Ladies and Gentlemen, Dear Friends,

This year marks the 40th anniversary of China's Reform and Opening-up Policy. Poland will celebrate the centennial of regaining independence. Both countries are at a key stage of development, faced with common tasks of keeping economy growth and improving people’s livelihood. Looking into the future with current realities in mind, China will comprehensively deepen reforms, strive to modernize its system and capacity for governance, pursue with firmness of purpose the vision of innovative, coordinated, green, and open development that is for everyone, and ensure that new industrialization, IT application, urbanization, and agricultural modernization go hand in hand. We will continue to open up to the world and adopt a series of major measures. For example, we will significantly broaden market access, create a more attractive investment environment, strengthen protection of intellectual property rights, and take the initiative to expand imports. We will actively participate in and promote economic globalization, and develop an open economy of higher standards.

Poland is actively carrying out its “Responsible Development Plan”, exploring new economic models, encouraging sustainable development and innovation, and stepping up regional and international cooperation.

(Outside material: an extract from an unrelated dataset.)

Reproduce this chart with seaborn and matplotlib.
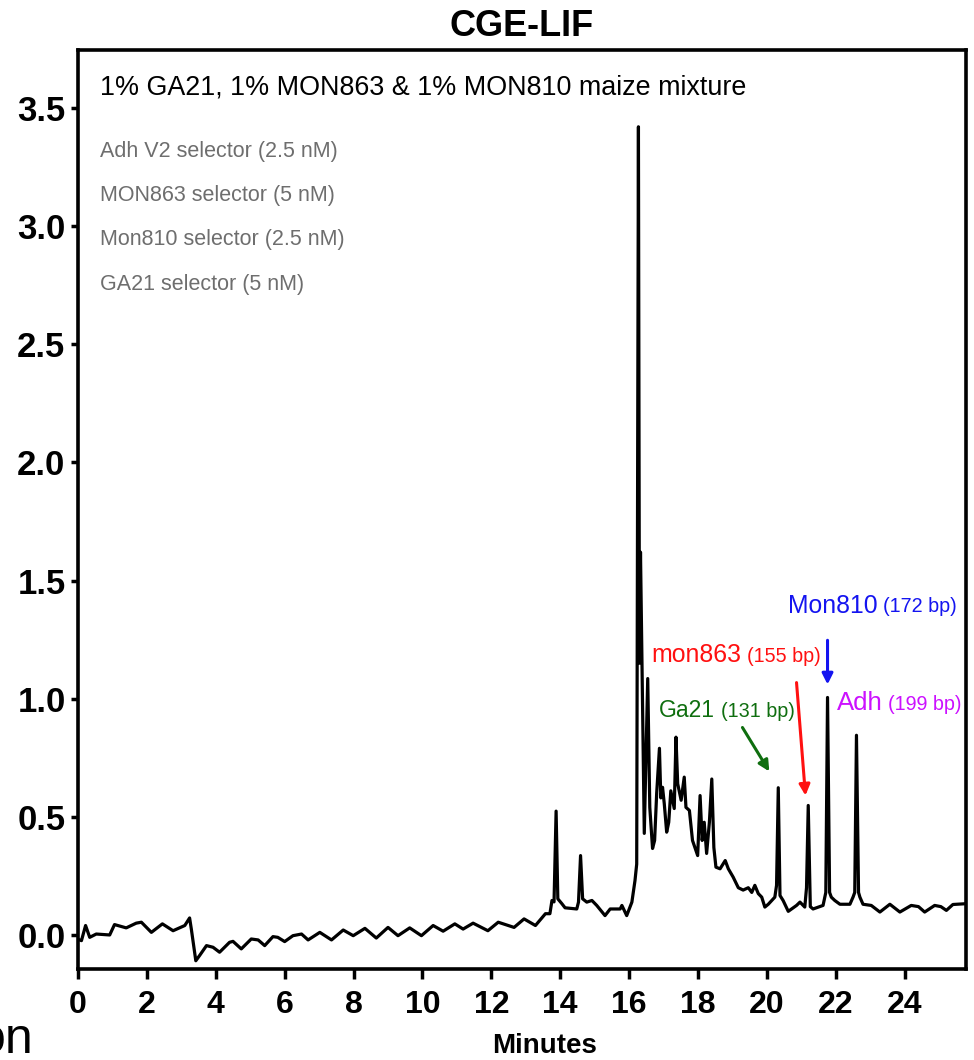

From these perspectives we see that the development of China, Poland and our relations are facing new historic opportunities which create space and potential for cooperation. China and Poland, the “Dragon” and the “Eagle”, to my point of view, can learn from each other, leverage each other’s resources, and seek development together.

Ladies and Gentlemen, Dear Friends,

There is a Chinese saying: a nine-storeyed terrace begins with heaps of earth. It will be a long career to cultivate higher, wider, and deeper cooperation. As to some structural and short-term issues in our current cooperation, we must be pragmatic and inclusive, seek cooperation by opening up more, and strive for win-win results through cooperation. Here I would like to share some of my humble observations on strengthening cooperation in future.

First, leverage Belt and Road opportunities. China presents this initiative as a public good conducive to international cooperation. China and Poland have the consensus, complementary strengths, and great potential to cooperate. Now it is imperative to translate the willingness into actions and achieve “early harvest” in policy communication, infrastructure connectivity, and financial integration. For this purpose our governments need to quickly put forth more explicit and detailed guidance for implementing the consensus, while our local provinces make use of their flexibility to transform state policies into tangible business.

Second, reinforce economic and trade cooperation. China understands Poland’s concern over trade deficits. We never seek a surplus, instead, we’re trying our best to promote a more balanced trade through dynamic growth. We hope that Polish trade promotion agencies and businesses could survey Chinese market deeper, come up with more ideas to promote quality Polish products with skillful marketing. With joint efforts, Polish apples, dairy products and other trade goods have successively landed in Chinese market. From the Chinese side, we will continue to offer effective platforms to match supply and demand. Each year we host the 16+1 Investment and Trade Expo in Ningbo of China’s Zhejiang Province. We also have bilateral Forum on Local Cooperation held in either country. These all provide Polish companies with opportunities to open the Chinese market. Moreover, in November this year, China will hold the first China International Import Expo in Shanghai, a tailor-made fair for countries interested in expanding exports to China like Poland. We invite Polish companies to take an active part in the exhibition through PAIH, the Polish coordinator. As a final note, international trade is essentially a reciprocal business activity, and a deficit is mostly caused by differences of industrial and market structures. A part of Polish imports from China are used for transit trade or processing and re-export. In this sense our trade also helps consolidate Poland’s competitiveness and position as a processing and manufacturing center in EU.

Third, promote project cooperation. Big projects could serve as strong engines for a rapid increase in cooperation. They could also be good examples with spillover effects. But usually a big project has a long construction period, needs large investment, thus requires relevant partners to jointly explore, nurture and operate it. Our state leaders have already set a direction for cooperation in transportation, logistics, infrastructure and other areas. What we need most is to fasten our pace at working levels, in both government and business, to form detailed ideas and plans, and to provide supporting tools, so as to push for early completion of projects. For example, Poland decides to build a central transportation hub, and some Chinese companies are interested in cooperation on it. Now we have to begin our discussion on pragmatic issues like how to offer concrete supporting policies, how to solve financing issues, and how to fit our business and technological standards, in order to pave the way for project cooperation in a quick manner.

Fourth, create a cooperative atmosphere. People-to-people bond is the foundation for cooperation between countries. For China and Poland, we’re proud of a fine tradition of friendship, but there is also a lack of understanding of each other’s national conditions and development process, in particular the differences in our systems, markets and cultures. As perception gaps could deter or misguide cooperation, we need to encourage our societies to have more comprehensive, objective and in-depth understandings of each other. We shall increase educational, cultural, thinktank and media exchanges, to help place our cooperation on a sound footing of faith and confidence.

Ladies and gentlemen, Dear Friends,

As another Chinese saying goes, even mountains and seas cannot distance people with common aspirations. Though thousands of miles away, China and Poland have common grounds and interests for close cooperation. We are bound to be friends of shared aspiration and efforts. Together with my colleagues in the Embassy and my Polish friends, I will make every effort to create opportunities and favorable conditions for a faster and further cooperation between our two countries.

Finally, I wish the forum a full success! Thank you for your attention!